STATED PROBLEM >> Write out the listing, please, but only from its first line through the line containing "la última fila)", exactly as given and without pictures.

SUPPLIED MATERIAL >>
►

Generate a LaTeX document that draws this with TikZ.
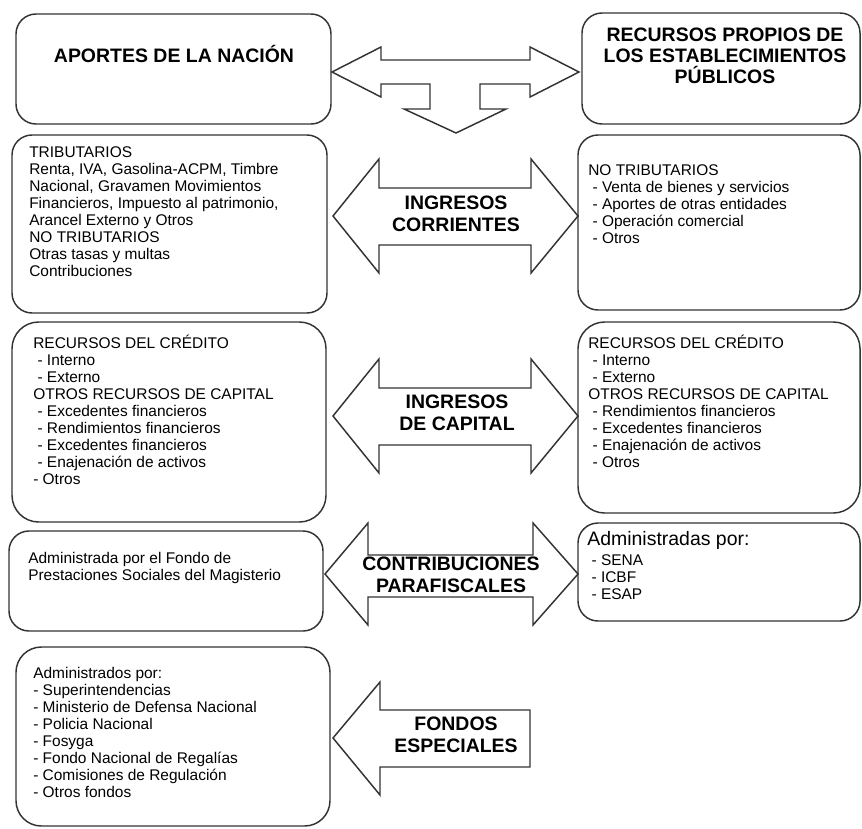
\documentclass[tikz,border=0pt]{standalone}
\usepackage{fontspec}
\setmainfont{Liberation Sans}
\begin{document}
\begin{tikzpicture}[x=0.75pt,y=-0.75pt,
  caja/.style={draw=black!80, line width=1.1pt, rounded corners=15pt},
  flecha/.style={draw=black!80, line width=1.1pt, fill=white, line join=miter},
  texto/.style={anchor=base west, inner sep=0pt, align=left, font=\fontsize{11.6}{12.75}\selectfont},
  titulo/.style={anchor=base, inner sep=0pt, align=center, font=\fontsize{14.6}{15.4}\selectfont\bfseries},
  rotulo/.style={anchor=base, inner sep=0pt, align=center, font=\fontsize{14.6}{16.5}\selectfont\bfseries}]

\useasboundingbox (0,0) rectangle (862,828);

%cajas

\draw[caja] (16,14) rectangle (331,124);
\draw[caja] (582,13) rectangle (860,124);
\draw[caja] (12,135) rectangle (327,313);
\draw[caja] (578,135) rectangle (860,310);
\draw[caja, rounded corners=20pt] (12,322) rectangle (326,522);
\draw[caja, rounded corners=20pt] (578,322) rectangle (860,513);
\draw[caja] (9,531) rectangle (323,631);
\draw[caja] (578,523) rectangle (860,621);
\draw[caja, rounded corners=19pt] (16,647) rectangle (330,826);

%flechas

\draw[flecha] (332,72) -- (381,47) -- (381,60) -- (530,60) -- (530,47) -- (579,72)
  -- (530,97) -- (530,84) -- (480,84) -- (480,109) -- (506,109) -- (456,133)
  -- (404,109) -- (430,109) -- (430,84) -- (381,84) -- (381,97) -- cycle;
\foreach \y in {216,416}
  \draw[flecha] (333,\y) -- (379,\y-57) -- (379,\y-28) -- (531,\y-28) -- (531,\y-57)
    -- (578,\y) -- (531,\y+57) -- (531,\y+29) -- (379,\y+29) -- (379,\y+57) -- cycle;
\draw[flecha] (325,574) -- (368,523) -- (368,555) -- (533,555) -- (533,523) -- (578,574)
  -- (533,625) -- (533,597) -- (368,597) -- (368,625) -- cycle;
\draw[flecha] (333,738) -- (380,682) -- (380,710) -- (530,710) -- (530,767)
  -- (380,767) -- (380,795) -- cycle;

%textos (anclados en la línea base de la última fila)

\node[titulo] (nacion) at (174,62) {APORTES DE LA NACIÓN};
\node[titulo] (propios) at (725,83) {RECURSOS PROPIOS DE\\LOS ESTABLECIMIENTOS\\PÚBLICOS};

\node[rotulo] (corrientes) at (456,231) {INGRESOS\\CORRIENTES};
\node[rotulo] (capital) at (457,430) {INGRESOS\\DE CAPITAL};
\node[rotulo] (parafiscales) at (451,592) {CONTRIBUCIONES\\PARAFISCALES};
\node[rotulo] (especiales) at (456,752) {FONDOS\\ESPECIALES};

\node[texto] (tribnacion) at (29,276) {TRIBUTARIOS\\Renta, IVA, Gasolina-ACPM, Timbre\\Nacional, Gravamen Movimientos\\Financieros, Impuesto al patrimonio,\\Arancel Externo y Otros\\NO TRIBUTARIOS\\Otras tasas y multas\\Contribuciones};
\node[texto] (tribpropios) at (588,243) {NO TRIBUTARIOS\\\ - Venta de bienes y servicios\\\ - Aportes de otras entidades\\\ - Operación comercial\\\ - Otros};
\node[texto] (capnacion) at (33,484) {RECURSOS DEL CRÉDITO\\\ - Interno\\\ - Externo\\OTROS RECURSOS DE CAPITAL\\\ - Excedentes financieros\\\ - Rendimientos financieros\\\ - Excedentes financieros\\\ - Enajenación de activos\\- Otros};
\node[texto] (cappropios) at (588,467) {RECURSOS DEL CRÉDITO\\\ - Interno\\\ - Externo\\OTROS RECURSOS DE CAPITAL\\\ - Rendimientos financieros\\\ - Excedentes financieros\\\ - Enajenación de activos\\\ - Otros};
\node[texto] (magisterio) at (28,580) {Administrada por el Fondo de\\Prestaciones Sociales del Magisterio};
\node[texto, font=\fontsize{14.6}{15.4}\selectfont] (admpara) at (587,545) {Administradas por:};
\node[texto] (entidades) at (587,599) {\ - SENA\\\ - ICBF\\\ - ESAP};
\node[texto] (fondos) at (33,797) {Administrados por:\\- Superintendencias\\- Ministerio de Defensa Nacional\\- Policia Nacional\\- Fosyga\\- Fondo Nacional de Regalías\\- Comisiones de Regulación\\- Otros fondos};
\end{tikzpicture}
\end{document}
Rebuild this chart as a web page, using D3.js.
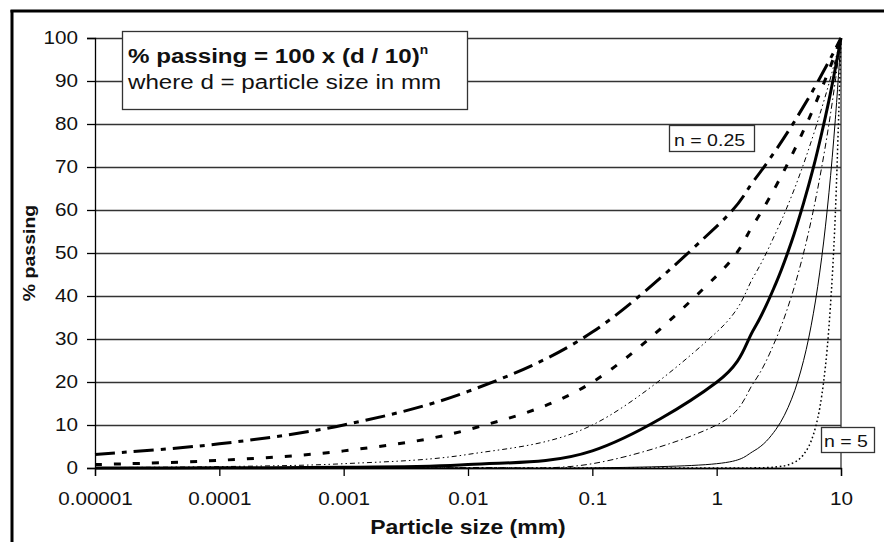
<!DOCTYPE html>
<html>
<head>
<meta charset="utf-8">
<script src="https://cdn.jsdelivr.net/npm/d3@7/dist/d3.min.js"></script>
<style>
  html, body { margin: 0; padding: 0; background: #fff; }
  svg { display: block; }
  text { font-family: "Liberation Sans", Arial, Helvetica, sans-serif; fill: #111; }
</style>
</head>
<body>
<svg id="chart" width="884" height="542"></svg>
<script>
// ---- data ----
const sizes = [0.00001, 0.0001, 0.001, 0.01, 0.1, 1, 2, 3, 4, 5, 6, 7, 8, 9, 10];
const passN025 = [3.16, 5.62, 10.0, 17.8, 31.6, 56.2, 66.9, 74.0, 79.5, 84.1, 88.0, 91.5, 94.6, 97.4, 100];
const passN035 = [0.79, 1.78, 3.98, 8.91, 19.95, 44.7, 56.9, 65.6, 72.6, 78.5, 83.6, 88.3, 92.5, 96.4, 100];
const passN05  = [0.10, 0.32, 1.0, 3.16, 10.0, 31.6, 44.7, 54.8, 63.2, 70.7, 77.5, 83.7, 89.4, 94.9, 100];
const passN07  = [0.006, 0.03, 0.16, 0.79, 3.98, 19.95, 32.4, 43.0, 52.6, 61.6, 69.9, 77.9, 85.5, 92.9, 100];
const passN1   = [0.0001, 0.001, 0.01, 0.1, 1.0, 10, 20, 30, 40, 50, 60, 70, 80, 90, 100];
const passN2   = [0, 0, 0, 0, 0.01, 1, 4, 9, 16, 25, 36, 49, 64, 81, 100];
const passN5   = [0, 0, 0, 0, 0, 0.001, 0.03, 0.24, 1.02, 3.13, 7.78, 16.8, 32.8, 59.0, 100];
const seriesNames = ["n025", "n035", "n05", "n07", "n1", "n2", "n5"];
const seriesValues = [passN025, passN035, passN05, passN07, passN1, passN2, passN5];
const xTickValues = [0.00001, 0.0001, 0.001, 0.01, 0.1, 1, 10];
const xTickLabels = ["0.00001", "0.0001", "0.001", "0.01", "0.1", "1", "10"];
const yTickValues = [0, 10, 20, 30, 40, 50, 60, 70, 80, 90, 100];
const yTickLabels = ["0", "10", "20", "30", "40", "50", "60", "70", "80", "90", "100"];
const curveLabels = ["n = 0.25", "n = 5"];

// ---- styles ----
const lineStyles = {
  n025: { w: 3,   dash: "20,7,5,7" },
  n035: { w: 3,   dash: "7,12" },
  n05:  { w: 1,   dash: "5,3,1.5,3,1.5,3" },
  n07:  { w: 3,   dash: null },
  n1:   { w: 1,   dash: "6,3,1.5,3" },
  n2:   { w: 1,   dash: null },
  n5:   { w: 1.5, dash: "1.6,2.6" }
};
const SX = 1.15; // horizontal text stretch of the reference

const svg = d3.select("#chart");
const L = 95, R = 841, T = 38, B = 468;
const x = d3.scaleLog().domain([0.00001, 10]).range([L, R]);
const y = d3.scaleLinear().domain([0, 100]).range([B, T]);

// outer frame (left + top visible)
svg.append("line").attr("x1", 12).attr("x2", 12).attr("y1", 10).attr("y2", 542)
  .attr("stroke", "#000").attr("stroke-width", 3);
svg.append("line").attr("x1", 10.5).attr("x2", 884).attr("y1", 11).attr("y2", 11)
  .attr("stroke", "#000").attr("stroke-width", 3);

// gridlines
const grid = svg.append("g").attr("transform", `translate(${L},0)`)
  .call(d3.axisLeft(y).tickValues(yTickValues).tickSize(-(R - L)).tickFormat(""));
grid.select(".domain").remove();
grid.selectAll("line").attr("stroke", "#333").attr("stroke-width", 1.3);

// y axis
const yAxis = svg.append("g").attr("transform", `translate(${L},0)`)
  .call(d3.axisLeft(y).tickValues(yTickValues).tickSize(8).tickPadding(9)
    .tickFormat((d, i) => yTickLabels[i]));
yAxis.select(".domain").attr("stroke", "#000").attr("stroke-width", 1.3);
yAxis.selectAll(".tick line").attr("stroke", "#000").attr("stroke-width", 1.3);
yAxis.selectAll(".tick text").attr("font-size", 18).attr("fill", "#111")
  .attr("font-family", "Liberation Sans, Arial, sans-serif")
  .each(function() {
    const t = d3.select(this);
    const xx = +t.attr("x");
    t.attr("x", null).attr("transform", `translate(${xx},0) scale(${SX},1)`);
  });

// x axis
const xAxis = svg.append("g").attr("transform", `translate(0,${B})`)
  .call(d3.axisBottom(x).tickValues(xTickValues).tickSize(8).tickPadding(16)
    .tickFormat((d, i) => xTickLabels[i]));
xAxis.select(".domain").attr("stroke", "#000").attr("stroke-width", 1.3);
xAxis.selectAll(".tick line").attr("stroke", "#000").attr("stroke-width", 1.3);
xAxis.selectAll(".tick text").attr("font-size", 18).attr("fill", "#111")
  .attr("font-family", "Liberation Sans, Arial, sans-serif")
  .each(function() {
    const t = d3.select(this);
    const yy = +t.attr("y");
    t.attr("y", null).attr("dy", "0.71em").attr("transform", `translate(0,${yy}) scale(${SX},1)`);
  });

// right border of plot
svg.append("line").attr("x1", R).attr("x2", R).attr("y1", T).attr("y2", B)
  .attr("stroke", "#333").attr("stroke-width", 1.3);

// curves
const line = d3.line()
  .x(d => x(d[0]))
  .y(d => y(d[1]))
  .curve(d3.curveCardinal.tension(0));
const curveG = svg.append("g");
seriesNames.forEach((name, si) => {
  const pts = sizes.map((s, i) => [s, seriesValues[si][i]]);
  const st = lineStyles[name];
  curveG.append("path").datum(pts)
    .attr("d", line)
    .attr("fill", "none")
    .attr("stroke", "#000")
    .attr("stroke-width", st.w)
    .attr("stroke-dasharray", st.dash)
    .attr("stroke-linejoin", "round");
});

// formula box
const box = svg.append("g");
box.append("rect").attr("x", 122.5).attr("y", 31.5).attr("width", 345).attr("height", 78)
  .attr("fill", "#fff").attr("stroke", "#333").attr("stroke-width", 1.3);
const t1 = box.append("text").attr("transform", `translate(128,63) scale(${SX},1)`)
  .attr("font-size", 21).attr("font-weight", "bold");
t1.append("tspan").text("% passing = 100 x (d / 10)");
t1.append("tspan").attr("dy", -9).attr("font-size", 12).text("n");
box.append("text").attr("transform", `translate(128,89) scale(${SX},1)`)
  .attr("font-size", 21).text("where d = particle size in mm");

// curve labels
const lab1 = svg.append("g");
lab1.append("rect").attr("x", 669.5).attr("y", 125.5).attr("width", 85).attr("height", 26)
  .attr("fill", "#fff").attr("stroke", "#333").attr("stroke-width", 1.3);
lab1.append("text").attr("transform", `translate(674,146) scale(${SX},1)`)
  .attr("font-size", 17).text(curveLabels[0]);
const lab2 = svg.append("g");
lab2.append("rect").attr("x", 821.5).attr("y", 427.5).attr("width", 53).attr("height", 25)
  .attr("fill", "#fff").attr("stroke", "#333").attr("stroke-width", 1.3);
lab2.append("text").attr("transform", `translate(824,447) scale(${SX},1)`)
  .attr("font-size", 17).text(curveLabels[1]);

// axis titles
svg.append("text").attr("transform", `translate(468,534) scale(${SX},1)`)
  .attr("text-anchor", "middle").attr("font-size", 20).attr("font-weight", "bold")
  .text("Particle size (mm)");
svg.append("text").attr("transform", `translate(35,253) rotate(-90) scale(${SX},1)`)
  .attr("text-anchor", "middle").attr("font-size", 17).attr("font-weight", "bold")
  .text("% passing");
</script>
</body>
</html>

◄

TASK OUTPUT >>
Generate a LaTeX document that draws this with TikZ.
\documentclass[tikz,border=0pt]{standalone}
\usepackage{fontspec}
\setmainfont{Liberation Sans}
\begin{document}
\begin{tikzpicture}[x=0.75pt,y=-0.75pt,
  caja/.style={draw=black!80, line width=1.1pt, rounded corners=15pt},
  flecha/.style={draw=black!80, line width=1.1pt, fill=white, line join=miter},
  texto/.style={anchor=base west, inner sep=0pt, align=left, font=\fontsize{11.6}{12.75}\selectfont},
  titulo/.style={anchor=base, inner sep=0pt, align=center, font=\fontsize{14.6}{15.4}\selectfont\bfseries},
  rotulo/.style={anchor=base, inner sep=0pt, align=center, font=\fontsize{14.6}{16.5}\selectfont\bfseries}]

\useasboundingbox (0,0) rectangle (862,828);

%cajas

\draw[caja] (16,14) rectangle (331,124);
\draw[caja] (582,13) rectangle (860,124);
\draw[caja] (12,135) rectangle (327,313);
\draw[caja] (578,135) rectangle (860,310);
\draw[caja, rounded corners=20pt] (12,322) rectangle (326,522);
\draw[caja, rounded corners=20pt] (578,322) rectangle (860,513);
\draw[caja] (9,531) rectangle (323,631);
\draw[caja] (578,523) rectangle (860,621);
\draw[caja, rounded corners=19pt] (16,647) rectangle (330,826);

%flechas

\draw[flecha] (332,72) -- (381,47) -- (381,60) -- (530,60) -- (530,47) -- (579,72)
  -- (530,97) -- (530,84) -- (480,84) -- (480,109) -- (506,109) -- (456,133)
  -- (404,109) -- (430,109) -- (430,84) -- (381,84) -- (381,97) -- cycle;
\foreach \y in {216,416}
  \draw[flecha] (333,\y) -- (379,\y-57) -- (379,\y-28) -- (531,\y-28) -- (531,\y-57)
    -- (578,\y) -- (531,\y+57) -- (531,\y+29) -- (379,\y+29) -- (379,\y+57) -- cycle;
\draw[flecha] (325,574) -- (368,523) -- (368,555) -- (533,555) -- (533,523) -- (578,574)
  -- (533,625) -- (533,597) -- (368,597) -- (368,625) -- cycle;
\draw[flecha] (333,738) -- (380,682) -- (380,710) -- (530,710) -- (530,767)
  -- (380,767) -- (380,795) -- cycle;

%textos (anclados en la línea base de la última fila)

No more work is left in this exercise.